:: DATASET ROWS ::

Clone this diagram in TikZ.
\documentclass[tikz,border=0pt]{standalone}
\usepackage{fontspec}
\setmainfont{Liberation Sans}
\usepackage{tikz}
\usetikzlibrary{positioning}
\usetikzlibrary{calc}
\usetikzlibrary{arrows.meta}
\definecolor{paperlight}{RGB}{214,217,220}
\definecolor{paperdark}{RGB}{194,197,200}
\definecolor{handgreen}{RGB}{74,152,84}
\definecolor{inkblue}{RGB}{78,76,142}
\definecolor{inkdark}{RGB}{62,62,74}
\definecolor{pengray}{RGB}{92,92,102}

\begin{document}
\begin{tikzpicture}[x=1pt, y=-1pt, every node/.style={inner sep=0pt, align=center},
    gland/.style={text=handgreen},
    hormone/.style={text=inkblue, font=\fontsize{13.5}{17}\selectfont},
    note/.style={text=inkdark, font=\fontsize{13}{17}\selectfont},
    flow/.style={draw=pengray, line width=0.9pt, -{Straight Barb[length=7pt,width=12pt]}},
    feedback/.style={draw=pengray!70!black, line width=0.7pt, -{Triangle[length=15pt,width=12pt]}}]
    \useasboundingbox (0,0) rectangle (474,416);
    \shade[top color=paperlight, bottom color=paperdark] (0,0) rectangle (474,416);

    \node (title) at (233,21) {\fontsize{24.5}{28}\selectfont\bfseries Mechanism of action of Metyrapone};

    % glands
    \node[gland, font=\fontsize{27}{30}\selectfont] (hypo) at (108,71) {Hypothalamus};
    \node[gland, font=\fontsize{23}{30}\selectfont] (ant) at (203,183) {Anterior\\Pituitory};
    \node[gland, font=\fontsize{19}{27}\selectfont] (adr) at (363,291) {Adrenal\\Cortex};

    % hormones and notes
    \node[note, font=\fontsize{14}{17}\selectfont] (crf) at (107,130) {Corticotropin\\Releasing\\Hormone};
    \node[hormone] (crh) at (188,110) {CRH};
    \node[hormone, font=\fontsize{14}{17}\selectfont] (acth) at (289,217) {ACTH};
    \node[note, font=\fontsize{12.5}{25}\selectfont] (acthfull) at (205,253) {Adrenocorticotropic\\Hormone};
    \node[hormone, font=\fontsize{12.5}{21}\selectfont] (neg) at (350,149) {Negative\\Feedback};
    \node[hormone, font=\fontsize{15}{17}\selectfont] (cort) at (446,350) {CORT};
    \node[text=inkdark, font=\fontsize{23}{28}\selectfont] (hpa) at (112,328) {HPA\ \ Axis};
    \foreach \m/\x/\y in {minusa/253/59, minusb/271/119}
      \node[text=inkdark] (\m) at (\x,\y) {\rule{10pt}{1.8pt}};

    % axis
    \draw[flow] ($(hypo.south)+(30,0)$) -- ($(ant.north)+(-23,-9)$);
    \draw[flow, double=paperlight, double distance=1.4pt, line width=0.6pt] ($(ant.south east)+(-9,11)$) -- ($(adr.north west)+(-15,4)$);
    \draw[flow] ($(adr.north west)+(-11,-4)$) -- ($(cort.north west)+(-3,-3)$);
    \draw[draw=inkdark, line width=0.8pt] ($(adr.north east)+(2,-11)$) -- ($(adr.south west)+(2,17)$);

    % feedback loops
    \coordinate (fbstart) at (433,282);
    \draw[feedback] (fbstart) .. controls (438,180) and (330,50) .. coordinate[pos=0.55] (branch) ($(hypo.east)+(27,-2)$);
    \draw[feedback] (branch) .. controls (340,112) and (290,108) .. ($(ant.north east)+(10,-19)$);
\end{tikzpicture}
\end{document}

:::
:: DATASET ROWS ::

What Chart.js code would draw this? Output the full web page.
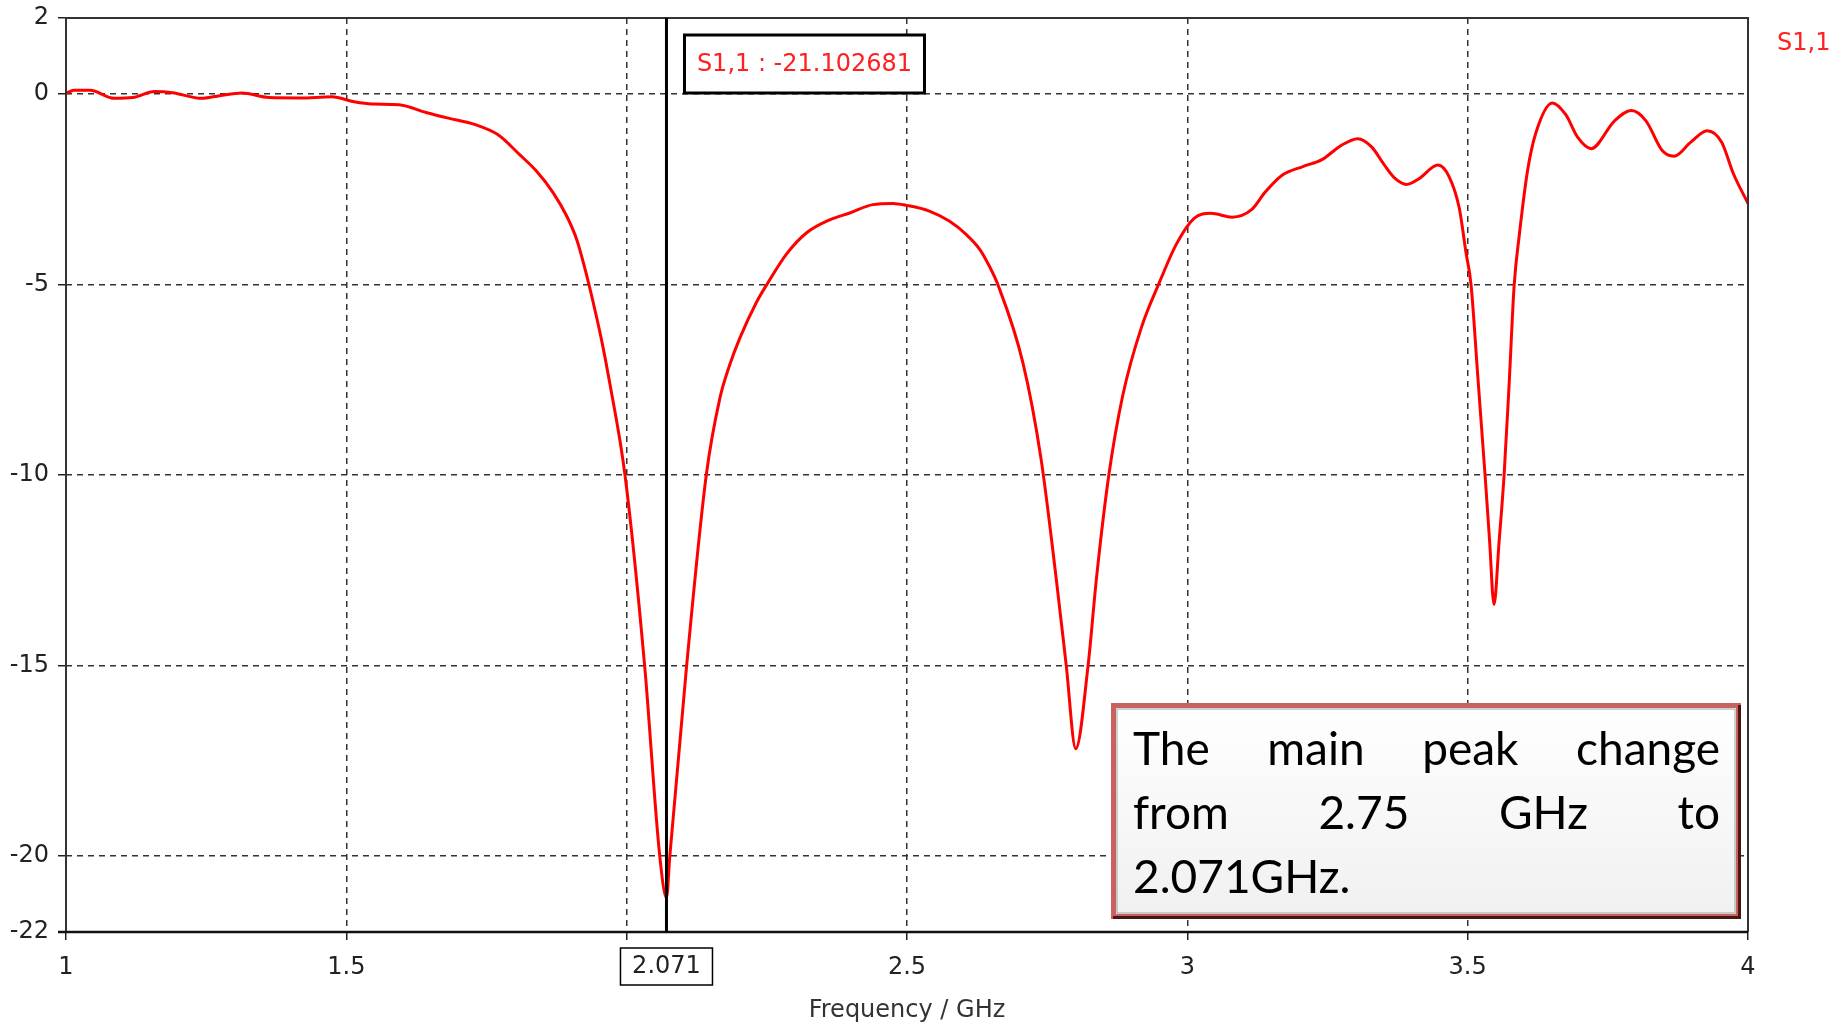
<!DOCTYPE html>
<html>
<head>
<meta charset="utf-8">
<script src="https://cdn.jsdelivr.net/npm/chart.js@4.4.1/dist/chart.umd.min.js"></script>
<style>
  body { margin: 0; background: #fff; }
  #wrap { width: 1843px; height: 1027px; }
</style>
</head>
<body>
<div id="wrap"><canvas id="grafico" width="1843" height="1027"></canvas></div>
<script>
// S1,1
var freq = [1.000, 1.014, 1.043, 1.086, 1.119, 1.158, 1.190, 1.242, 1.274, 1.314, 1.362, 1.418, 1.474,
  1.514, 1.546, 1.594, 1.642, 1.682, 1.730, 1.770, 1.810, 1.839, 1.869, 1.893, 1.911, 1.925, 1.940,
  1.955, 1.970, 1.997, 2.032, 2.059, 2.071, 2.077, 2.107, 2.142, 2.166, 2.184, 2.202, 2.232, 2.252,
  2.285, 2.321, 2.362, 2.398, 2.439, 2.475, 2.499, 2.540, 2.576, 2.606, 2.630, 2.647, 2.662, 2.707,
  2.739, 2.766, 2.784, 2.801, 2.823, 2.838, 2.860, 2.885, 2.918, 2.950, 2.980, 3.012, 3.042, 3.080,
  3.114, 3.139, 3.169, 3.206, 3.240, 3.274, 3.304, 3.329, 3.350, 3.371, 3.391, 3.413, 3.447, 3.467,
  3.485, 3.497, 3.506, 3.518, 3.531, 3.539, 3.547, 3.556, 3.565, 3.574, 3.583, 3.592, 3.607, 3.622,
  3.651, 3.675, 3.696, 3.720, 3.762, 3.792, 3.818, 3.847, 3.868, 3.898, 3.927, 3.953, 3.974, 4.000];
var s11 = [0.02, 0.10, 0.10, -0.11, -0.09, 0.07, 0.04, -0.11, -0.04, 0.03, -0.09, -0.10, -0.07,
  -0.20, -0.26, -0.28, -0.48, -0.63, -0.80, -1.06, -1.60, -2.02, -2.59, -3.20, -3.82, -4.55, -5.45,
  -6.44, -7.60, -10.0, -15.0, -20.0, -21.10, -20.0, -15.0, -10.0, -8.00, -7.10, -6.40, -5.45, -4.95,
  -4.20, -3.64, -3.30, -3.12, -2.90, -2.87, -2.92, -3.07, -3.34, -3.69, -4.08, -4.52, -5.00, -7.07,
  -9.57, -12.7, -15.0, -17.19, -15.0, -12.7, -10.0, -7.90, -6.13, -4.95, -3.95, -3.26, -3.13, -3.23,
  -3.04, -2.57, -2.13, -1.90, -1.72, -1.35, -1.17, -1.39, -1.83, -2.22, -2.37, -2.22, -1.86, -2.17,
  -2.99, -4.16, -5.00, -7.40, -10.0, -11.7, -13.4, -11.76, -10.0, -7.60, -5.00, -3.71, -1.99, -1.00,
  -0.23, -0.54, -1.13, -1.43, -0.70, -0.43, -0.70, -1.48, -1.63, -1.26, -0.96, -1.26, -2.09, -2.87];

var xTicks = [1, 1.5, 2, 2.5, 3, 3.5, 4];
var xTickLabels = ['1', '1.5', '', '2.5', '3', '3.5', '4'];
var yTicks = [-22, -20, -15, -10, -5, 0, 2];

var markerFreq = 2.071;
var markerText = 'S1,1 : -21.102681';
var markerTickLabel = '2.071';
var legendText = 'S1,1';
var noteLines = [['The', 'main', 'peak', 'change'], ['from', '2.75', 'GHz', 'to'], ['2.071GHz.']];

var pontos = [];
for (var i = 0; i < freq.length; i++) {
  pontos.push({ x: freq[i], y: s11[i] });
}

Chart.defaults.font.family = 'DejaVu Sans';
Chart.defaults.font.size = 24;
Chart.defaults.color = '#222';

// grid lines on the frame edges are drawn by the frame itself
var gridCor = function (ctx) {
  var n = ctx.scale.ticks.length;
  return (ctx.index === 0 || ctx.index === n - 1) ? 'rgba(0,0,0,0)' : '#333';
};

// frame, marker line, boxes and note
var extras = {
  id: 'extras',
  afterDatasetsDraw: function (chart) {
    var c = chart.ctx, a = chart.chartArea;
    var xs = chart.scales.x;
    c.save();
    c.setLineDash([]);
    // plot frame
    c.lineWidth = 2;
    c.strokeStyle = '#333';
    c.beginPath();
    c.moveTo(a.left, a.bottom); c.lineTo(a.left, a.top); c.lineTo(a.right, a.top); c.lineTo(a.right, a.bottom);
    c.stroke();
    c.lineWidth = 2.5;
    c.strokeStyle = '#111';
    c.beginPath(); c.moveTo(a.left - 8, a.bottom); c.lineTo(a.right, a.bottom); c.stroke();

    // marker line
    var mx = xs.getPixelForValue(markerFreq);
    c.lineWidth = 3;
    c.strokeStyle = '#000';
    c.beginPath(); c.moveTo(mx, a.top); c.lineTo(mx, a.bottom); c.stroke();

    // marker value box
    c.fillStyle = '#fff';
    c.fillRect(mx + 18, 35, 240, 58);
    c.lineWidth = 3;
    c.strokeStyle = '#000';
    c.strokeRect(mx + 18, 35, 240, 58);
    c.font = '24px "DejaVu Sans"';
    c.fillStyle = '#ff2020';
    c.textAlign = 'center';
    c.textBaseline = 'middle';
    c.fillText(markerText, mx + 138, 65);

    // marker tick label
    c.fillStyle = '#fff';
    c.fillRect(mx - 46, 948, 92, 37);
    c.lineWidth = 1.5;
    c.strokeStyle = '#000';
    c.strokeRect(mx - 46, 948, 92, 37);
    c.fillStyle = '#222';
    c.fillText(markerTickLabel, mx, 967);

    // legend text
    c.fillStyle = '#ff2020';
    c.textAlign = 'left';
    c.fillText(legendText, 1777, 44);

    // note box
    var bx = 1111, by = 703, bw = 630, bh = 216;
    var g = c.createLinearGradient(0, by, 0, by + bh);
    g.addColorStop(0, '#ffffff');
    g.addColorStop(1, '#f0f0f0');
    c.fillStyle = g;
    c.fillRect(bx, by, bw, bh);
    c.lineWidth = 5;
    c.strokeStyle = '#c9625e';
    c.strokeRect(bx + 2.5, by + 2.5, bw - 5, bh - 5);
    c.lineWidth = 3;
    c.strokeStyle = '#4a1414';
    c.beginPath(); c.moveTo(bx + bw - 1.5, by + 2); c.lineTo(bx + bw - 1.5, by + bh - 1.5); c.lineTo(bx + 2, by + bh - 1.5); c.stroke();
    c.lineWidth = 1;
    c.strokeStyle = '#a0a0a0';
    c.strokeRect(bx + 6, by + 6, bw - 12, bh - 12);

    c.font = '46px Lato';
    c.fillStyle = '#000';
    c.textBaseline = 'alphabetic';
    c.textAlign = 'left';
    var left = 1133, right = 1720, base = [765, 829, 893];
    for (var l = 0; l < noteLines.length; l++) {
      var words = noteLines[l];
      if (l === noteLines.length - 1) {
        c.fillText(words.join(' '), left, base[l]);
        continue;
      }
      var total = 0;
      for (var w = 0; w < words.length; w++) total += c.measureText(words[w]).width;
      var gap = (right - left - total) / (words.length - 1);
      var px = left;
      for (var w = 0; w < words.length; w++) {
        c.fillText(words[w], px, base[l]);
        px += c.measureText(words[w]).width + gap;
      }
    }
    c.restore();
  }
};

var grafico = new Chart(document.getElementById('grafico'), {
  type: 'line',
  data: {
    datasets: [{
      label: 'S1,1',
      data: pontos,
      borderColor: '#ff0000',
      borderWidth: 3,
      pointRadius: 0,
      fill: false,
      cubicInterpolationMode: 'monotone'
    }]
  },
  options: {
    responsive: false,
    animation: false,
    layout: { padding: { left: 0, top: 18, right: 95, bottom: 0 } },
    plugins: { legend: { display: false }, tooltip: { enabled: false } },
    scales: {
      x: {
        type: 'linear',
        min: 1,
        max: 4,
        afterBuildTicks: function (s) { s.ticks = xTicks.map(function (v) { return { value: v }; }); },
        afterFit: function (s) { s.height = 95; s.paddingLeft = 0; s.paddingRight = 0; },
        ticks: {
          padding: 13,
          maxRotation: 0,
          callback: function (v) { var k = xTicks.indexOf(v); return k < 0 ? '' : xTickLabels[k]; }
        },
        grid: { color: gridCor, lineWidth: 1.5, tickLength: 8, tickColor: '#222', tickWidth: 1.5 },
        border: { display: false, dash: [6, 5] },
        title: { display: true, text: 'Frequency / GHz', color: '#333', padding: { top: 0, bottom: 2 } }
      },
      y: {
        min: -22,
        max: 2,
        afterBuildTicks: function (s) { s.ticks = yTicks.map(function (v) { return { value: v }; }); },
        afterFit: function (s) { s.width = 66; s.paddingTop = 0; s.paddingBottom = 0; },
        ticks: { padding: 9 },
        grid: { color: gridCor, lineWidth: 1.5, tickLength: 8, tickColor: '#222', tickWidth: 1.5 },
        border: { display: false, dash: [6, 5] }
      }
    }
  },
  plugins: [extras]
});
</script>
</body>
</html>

:::
:: DATASET ROWS ::

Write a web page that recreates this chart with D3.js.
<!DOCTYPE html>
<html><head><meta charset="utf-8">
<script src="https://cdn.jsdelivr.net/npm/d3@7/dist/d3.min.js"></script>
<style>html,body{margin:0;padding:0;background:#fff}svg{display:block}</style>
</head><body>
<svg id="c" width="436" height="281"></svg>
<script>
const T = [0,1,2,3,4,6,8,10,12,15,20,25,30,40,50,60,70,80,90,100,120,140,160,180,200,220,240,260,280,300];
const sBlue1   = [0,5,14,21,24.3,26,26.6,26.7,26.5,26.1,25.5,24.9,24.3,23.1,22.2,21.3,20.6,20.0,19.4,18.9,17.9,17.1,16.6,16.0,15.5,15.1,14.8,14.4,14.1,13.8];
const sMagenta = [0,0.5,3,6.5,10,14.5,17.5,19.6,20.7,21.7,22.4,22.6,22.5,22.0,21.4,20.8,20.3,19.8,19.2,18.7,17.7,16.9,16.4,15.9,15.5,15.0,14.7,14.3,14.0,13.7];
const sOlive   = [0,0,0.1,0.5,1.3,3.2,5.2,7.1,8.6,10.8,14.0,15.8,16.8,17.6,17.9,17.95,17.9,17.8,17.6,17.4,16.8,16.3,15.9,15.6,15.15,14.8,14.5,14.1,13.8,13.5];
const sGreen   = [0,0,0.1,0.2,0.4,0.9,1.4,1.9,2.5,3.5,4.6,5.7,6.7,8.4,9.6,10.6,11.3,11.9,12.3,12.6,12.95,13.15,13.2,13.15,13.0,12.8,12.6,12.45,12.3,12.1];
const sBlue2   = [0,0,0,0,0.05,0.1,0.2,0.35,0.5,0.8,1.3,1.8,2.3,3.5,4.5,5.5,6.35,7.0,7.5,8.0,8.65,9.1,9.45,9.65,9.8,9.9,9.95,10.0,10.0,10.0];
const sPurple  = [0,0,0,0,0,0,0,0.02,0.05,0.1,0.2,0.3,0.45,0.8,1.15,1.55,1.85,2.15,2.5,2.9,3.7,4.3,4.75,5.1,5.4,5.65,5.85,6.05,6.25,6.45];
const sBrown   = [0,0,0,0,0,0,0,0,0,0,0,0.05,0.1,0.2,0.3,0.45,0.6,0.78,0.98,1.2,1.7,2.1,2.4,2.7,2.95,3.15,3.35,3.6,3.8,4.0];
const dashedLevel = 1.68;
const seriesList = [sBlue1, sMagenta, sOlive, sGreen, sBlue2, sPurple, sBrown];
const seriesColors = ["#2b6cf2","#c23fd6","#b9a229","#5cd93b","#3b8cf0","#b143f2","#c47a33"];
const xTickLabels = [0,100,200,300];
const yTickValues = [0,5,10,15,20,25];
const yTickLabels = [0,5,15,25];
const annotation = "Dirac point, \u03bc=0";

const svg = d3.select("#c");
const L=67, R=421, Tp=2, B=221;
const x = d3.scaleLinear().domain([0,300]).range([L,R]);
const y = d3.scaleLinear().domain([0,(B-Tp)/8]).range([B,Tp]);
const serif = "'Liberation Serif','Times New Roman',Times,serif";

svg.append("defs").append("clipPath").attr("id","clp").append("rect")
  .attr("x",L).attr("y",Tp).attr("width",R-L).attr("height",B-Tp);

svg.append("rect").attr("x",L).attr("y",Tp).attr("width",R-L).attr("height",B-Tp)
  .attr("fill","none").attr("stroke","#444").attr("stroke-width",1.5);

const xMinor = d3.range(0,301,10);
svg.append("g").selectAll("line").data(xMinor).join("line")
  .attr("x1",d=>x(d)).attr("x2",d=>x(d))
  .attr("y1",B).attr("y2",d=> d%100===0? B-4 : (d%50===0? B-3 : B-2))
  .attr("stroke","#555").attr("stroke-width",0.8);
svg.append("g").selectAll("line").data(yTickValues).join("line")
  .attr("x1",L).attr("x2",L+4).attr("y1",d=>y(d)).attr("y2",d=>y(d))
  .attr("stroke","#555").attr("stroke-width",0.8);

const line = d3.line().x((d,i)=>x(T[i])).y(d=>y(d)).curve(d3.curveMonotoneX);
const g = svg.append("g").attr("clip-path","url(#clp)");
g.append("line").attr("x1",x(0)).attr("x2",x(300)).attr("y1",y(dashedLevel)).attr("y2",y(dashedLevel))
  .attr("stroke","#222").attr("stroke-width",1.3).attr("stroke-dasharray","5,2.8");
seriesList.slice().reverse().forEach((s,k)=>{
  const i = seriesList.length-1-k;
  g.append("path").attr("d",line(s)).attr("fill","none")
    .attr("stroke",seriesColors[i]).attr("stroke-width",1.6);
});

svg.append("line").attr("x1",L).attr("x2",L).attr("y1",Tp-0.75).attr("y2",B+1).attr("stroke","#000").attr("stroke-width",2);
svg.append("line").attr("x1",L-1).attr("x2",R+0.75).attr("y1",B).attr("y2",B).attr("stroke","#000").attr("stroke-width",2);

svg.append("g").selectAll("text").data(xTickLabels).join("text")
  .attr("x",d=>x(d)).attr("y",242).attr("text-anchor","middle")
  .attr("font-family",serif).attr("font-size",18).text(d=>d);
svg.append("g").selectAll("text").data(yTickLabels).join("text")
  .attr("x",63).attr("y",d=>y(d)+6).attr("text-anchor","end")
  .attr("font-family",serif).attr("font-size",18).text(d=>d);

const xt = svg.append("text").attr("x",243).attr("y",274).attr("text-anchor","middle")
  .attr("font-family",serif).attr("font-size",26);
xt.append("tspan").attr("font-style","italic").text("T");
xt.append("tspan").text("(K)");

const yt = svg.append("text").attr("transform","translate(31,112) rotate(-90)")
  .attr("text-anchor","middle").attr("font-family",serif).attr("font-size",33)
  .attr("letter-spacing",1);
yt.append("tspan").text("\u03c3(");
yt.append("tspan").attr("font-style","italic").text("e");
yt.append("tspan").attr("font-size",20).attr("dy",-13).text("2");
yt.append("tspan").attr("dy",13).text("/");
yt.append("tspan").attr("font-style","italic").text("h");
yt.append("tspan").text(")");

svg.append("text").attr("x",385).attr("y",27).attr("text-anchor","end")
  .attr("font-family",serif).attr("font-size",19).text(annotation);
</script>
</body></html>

:::

Lines containing the string "this" are to be selected and copied.

> _RESPONSE TO THE TASK_:
Clone this diagram in TikZ.
What Chart.js code would draw this? Output the full web page.
Write a web page that recreates this chart with D3.js.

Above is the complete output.